Jambo – Welcome!
Milele Children is a non-profit organization incorporated in 2006 in Massachusetts. Our mission is to provide long-term educational support for poor children in Malindi, a small town on the Indian Ocean coast of Kenya. The organization pays for school fees, food, uniforms, medical bills and other necessities for 33 children between the ages of 4-23. The Milele Children are chosen according to financial need and grades.
We place great emphasis on enabling young girls, since women often receive less support due to cultural beliefs and social inequities. We also support HIV positive children and hope to lessen the stigma attached to HIV in Kenya.
A new Kenyan law from 2018 obligates all families to send their children to school. This is a step in the right direction, but enforcement is difficult. As long as the family has to pay for school uniforms and books, many simply ignore this law. Poor families lack the funds, and they need their children to watch the cattle or goats, to baby sit younger siblings, to fetch water, to cook and to gather firewood. Single parents, most often single mothers, need the older child at home to care for the younger siblings. The homes are often mud huts without electricity or water.
This is why many Milele Children attend boarding schools. For the first time in their lives, the children experience the joy of being in an environment where learning is the only important task. At the same time, this benefits the local economy and strengthens the good, productive local educators. A win-win!
Milele Children is proud to partner since its beginnings with Kingsway Primary School, whose students constantly are among the top, thanks to a serious, rigorous academic program as well as a nurturing environment for personal growth.

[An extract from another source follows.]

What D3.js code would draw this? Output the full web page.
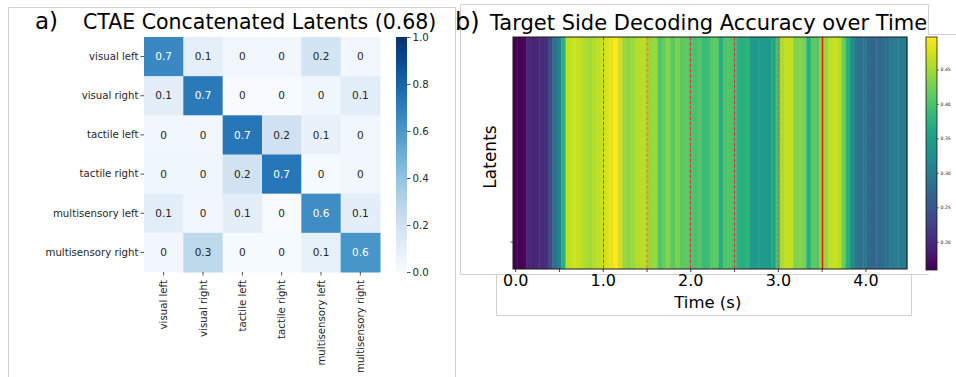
<!DOCTYPE html>
<html>
<head>
<meta charset="utf-8">
<script src="https://cdn.jsdelivr.net/npm/d3@7"></script>
<style>
  body { margin: 0; background: #fff; }
  svg { display: block; font-family: "DejaVu Sans", sans-serif; }
</style>
</head>
<body>
<svg id="chart" width="956" height="377"></svg>
<script>
// ---- data ----
const classLabels = ["visual left", "visual right", "tactile left", "tactile right", "multisensory left", "multisensory right"]

// confusion matrix rows = true class, cols = predicted class
const cmVisualLeft = [0.66, 0.09, 0.03, 0.03, 0.18, 0.03]
const cmVisualRight = [0.10, 0.72, 0.00, 0.00, 0.04, 0.11]
const cmTactileLeft = [0.03, 0.03, 0.73, 0.20, 0.07, 0.03]
const cmTactileRight = [0.04, 0.04, 0.19, 0.73, 0.01, 0.03]
const cmMultiLeft = [0.11, 0.03, 0.10, 0.00, 0.64, 0.10]
const cmMultiRight = [0.02, 0.27, 0.01, 0.01, 0.08, 0.61]
const cmRows = [cmVisualLeft, cmVisualRight, cmTactileLeft, cmTactileRight, cmMultiLeft, cmMultiRight]
const cmTicks = [0.0, 0.2, 0.4, 0.6, 0.8, 1.0]

// decoding accuracy per 50 ms time bin (90 bins, 0 .. 4.45 s)
const binWidth = 0.05
const accuracy = [
  0.160, 0.160, 0.162, 0.195, 0.192, 0.196, 0.198, 0.205, 0.235, 0.285,
  0.310, 0.375, 0.462, 0.468, 0.470, 0.465, 0.455, 0.450, 0.458, 0.465,
  0.470, 0.478, 0.485, 0.497, 0.472, 0.445, 0.440, 0.448, 0.460, 0.462,
  0.455, 0.442, 0.445, 0.405, 0.420, 0.432, 0.412, 0.430, 0.412, 0.415,
  0.402, 0.398, 0.405, 0.390, 0.392, 0.410, 0.412, 0.372, 0.402, 0.405,
  0.398, 0.375, 0.372, 0.378, 0.345, 0.342, 0.345, 0.343, 0.345, 0.360,
  0.400, 0.455, 0.468, 0.465, 0.432, 0.435, 0.428, 0.372, 0.412, 0.408,
  0.438, 0.445, 0.465, 0.470, 0.462, 0.420, 0.372, 0.322, 0.290, 0.285,
  0.288, 0.272, 0.270, 0.272, 0.278, 0.282, 0.300, 0.302, 0.298, 0.300
]
const timeTicks = [0.0, 0.5, 1.0, 1.5, 2.0, 2.5, 3.0, 3.5, 4.0]
const timeTickLabels = ["0.0", "", "1.0", "", "2.0", "", "3.0", "", "4.0"]
const accTicks = [0.20, 0.25, 0.30, 0.35, 0.40, 0.45]
const accRange = [0.159, 0.497]
const eventTimes = [0.5, 1.0, 1.5, 2.0, 2.5, 3.0, 3.5, 4.0]

const svg = d3.select("#chart")
const textColor = "#262626"

// ---- panel frames ----
svg.append("path")
  .attr("d", "M8.5,7.5 H455.5 V380 M8.5,7.5 V380")
  .attr("fill", "none").attr("stroke", "#d0d0d0")
svg.append("path")
  .attr("d", "M460.5,4.5 H928.5 V34.5 H960 M460.5,4.5 V274.5 H928.5 M496.5,274.5 V315.5 H911.5 V274.5")
  .attr("fill", "none").attr("stroke", "#d0d0d0")

// ---- a) confusion matrix ----
const left = { x0: 144, x1: 380, y0: 37, y1: 272 }
const cx = d3.scaleBand().domain(d3.range(classLabels.length)).range([left.x0, left.x1])
const cy = d3.scaleBand().domain(d3.range(classLabels.length)).range([left.y0, left.y1])
const blues = d3.scaleSequential(d3.interpolateBlues).domain([0, 1])

const cells = cmRows.flatMap((row, r) => row.map((v, c) => ({ r, c, v })))
const gA = svg.append("g")
gA.selectAll("rect.cell").data(cells).join("rect")
  .attr("class", "cell")
  .attr("x", d => cx(d.c)).attr("y", d => cy(d.r))
  .attr("width", cx.bandwidth() + 0.5).attr("height", cy.bandwidth() + 0.5)
  .attr("fill", d => blues(d.v))
const fmtCell = v => { const r = Math.round(v * 10) / 10; return r === 0 ? "0" : String(r) }
gA.selectAll("text.ann").data(cells).join("text")
  .attr("class", "ann")
  .attr("x", d => cx(d.c) + cx.bandwidth() / 2).attr("y", d => cy(d.r) + cy.bandwidth() / 2)
  .attr("dy", "0.35em").attr("text-anchor", "middle")
  .attr("font-size", 10.5)
  .attr("fill", d => d.v > 0.5 ? "#ffffff" : textColor)
  .text(d => fmtCell(d.v))

// y axis (true class)
const yAxisA = d3.axisLeft(cy).tickSize(3.5).tickPadding(2).tickFormat(i => classLabels[i])
const gyA = gA.append("g").attr("transform", `translate(${left.x0},0)`).call(yAxisA)
gyA.select(".domain").remove()
gyA.selectAll("line").attr("stroke", textColor).attr("stroke-width", 0.8)
gyA.selectAll("text").attr("font-size", 10.2).attr("fill", textColor).attr("font-family", "DejaVu Sans")

// x axis (predicted class), rotated labels
const xAxisA = d3.axisBottom(cx).tickSize(3.5).tickPadding(2).tickFormat(i => classLabels[i])
const gxA = gA.append("g").attr("transform", `translate(0,${left.y1})`).call(xAxisA)
gxA.select(".domain").remove()
gxA.selectAll("line").attr("stroke", textColor).attr("stroke-width", 0.8)
gxA.selectAll("text")
  .attr("font-size", 10.2).attr("fill", textColor).attr("font-family", "DejaVu Sans")
  .attr("text-anchor", "end").attr("dy", "0.35em")
  .attr("transform", "translate(0,8) rotate(-90)")
  .attr("x", 0).attr("y", 0)

// colorbar
const cb = { x: 396, w: 11 }
const cbScale = d3.scaleLinear().domain([0, 1]).range([left.y1, left.y0])
const defs = svg.append("defs")
const gradA = defs.append("linearGradient").attr("id", "gradA")
  .attr("x1", 0).attr("y1", 1).attr("x2", 0).attr("y2", 0)
d3.range(0, 1.0001, 0.05).forEach(t => gradA.append("stop").attr("offset", t).attr("stop-color", blues(t)))
gA.append("rect").attr("x", cb.x).attr("y", left.y0).attr("width", cb.w).attr("height", left.y1 - left.y0)
  .attr("fill", "url(#gradA)")
const gcbA = gA.append("g").attr("transform", `translate(${cb.x + cb.w},0)`)
  .call(d3.axisRight(cbScale).tickValues(cmTicks).tickFormat(d3.format(".1f")).tickSize(3.5).tickPadding(2))
gcbA.select(".domain").remove()
gcbA.selectAll("line").attr("stroke", textColor).attr("stroke-width", 0.8)
gcbA.selectAll("text").attr("font-size", 10.2).attr("fill", textColor).attr("font-family", "DejaVu Sans")

svg.append("text").attr("x", 35).attr("y", 29).attr("font-size", 23).attr("fill", "#000").text("a)")
svg.append("text").attr("x", 83).attr("y", 29).attr("font-size", 20.5).attr("fill", "#000")
  .text("CTAE Concatenated Latents (0.68)")

// ---- b) decoding accuracy over time ----
const right = { x0: 513, x1: 907, y0: 37, y1: 269 }
const tx = d3.scaleLinear()
  .domain([-binWidth / 2, (accuracy.length - 0.5) * binWidth])
  .range([right.x0, right.x1])
const viridis = d3.scaleSequential(d3.interpolateViridis).domain(accRange)
const gB = svg.append("g")
gB.selectAll("rect.bin").data(accuracy).join("rect")
  .attr("class", "bin")
  .attr("x", (d, i) => tx(i * binWidth - binWidth / 2))
  .attr("y", right.y0)
  .attr("width", (d, i) => tx((i + 1) * binWidth) - tx(i * binWidth) + 0.4)
  .attr("height", right.y1 - right.y0)
  .attr("fill", d => viridis(d))

// event markers
const eventStyle = {
  "0.5": { c: "#e0302a", w: 1, dash: "3.5,1.8" },
  "1": { c: "#d8402f", w: 1, dash: "3.5,1.8" },
  "1.5": { c: "#f08a1c", w: 1.8, dash: "3.5,1.8" },
  "2": { c: "#e0302a", w: 1, dash: "3.5,1.8" },
  "2.5": { c: "#e0302a", w: 1, dash: "3.5,1.8" },
  "3": { c: "#8a7a70", w: 1.2, dash: "3.5,1.8" },
  "3.5": { c: "#ff1010", w: 1.5, dash: "none" },
  "4": { c: "#b85a6a", w: 1, dash: "1.2,1.8" }
}
const snap = x => Math.round(x) + 0.5
gB.selectAll("line.event").data(eventTimes).join("line")
  .attr("class", "event")
  .attr("x1", d => snap(tx(d))).attr("x2", d => snap(tx(d)))
  .attr("y1", right.y0).attr("y2", right.y1)
  .style("stroke", d => eventStyle[String(d)].c)
  .style("stroke-width", d => eventStyle[String(d)].w)
  .style("stroke-dasharray", d => eventStyle[String(d)].dash)

gB.append("rect").attr("x", right.x0).attr("y", right.y0)
  .attr("width", right.x1 - right.x0).attr("height", right.y1 - right.y0)
  .attr("fill", "none").attr("stroke", "#1a1a1a").attr("stroke-width", 1)

const gxB = gB.append("g").attr("transform", `translate(0,${right.y1})`)
  .call(d3.axisBottom(tx).tickValues(timeTicks).tickFormat((d, i) => timeTickLabels[i]).tickSize(3).tickPadding(3))
gxB.select(".domain").remove()
gxB.selectAll("line").attr("stroke", "#1a1a1a").attr("stroke-width", 0.8)
gxB.selectAll("text").attr("font-size", 16).attr("fill", "#000").attr("font-family", "DejaVu Sans")

// single unlabeled y tick
gB.append("line").attr("x1", right.x0 - 2.5).attr("x2", right.x0)
  .attr("y1", 242).attr("y2", 242).attr("stroke", "#1a1a1a").attr("stroke-width", 0.8)

gB.append("text").attr("x", tx(2.2)).attr("y", 308).attr("text-anchor", "middle")
  .attr("font-size", 16.5).attr("fill", "#000").text("Time (s)")
gB.append("text").attr("transform", `translate(496,157) rotate(-90)`).attr("text-anchor", "middle")
  .attr("font-size", 17).attr("fill", "#000").text("Latents")

// colorbar b
const cbB = { x: 926, w: 11, y0: 37, y1: 270 }
const cbBScale = d3.scaleLinear().domain(accRange).range([cbB.y1, cbB.y0])
const gradB = defs.append("linearGradient").attr("id", "gradB")
  .attr("x1", 0).attr("y1", 1).attr("x2", 0).attr("y2", 0)
d3.range(0, 1.0001, 0.05).forEach(t => gradB.append("stop").attr("offset", t).attr("stop-color", d3.interpolateViridis(t)))
gB.append("rect").attr("x", cbB.x).attr("y", cbB.y0).attr("width", cbB.w).attr("height", cbB.y1 - cbB.y0)
  .attr("fill", "url(#gradB)").attr("stroke", "#1a1a1a").attr("stroke-width", 0.8)
const gcbB = gB.append("g").attr("transform", `translate(${cbB.x + cbB.w},0)`)
  .call(d3.axisRight(cbBScale).tickValues(accTicks).tickFormat(d3.format(".2f")).tickSize(2).tickPadding(1.5))
gcbB.select(".domain").remove()
gcbB.selectAll("line").attr("stroke", "#1a1a1a").attr("stroke-width", 0.6)
gcbB.selectAll("text").attr("font-size", 4.6).attr("fill", "#222").attr("font-family", "DejaVu Sans")

svg.append("text").attr("x", 455).attr("y", 30).attr("font-size", 24).attr("fill", "#000").text("b)")
svg.append("text").attr("x", 490).attr("y", 30).attr("font-size", 21).attr("fill", "#000")
  .text("Target Side Decoding Accuracy over Time")
</script>
</body>
</html>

Not all children benefit from boarding school. Sometimes a stable home environment and day education is more effective in terms of both money spent and results. Since 2016 the board is focusing on helping poor, single parents with school age children. This stops the parent from trying to put the child in an orphanage, so that some sponsor will pay for the education.
There are now nine single mothers with a total of 15 girls and 4 boys being sponsored by Milele Children. Simple things like a bed, mattress and sheets, in a room with electricity,(rented for 30$/month and part of the scholarship) help ease a parent’s constant anxiety over how to care for his/her children. The security, strength and bond between a caring parent and child cannot be emphasized enough.
These children go to day schools. The last ten children brought into the Milele Children program are in the Bridge International Primary School system in Malindi (Bridge International is an innovative program supported by the Gates Foundation, among others, and we are pleased with the results.)
The Board consists of our founder Britt Ahlfert Brown, (M.A. Uppsala University, translator, University of Geneva, editor and former Chancellor of the Swedish Consulate in Boston)
-Lawrence Pearlman, (MBA, Georgetown University, commercial pilot and formerly with the UNWFP)
-Anouschka Pearlman, (MBA, Stockholm University, teacher, reporter, and musician)
-Mela Lew, Attorney (Harvard).
Britt first visited the Malindi region in 2001 with John Brown. Seduced by the friendliness of the people and the beautiful nature, they bought a house there. In 2005, Britt and John married, and Britt started the Milele Children Foundation with the donations she had asked for instead of wedding gifts.
None! Everyone offers their time, skills and expertise unpaid. All donations go where needed - to the children.
The Milele Children Foundation received official status as a non profit 501 (c)(3) in 2006 thanks to the pro bono help of Attorney Mela Lew and Attorney Alexander J. Aber, of Foley Hoag in Boston, Massachusetts.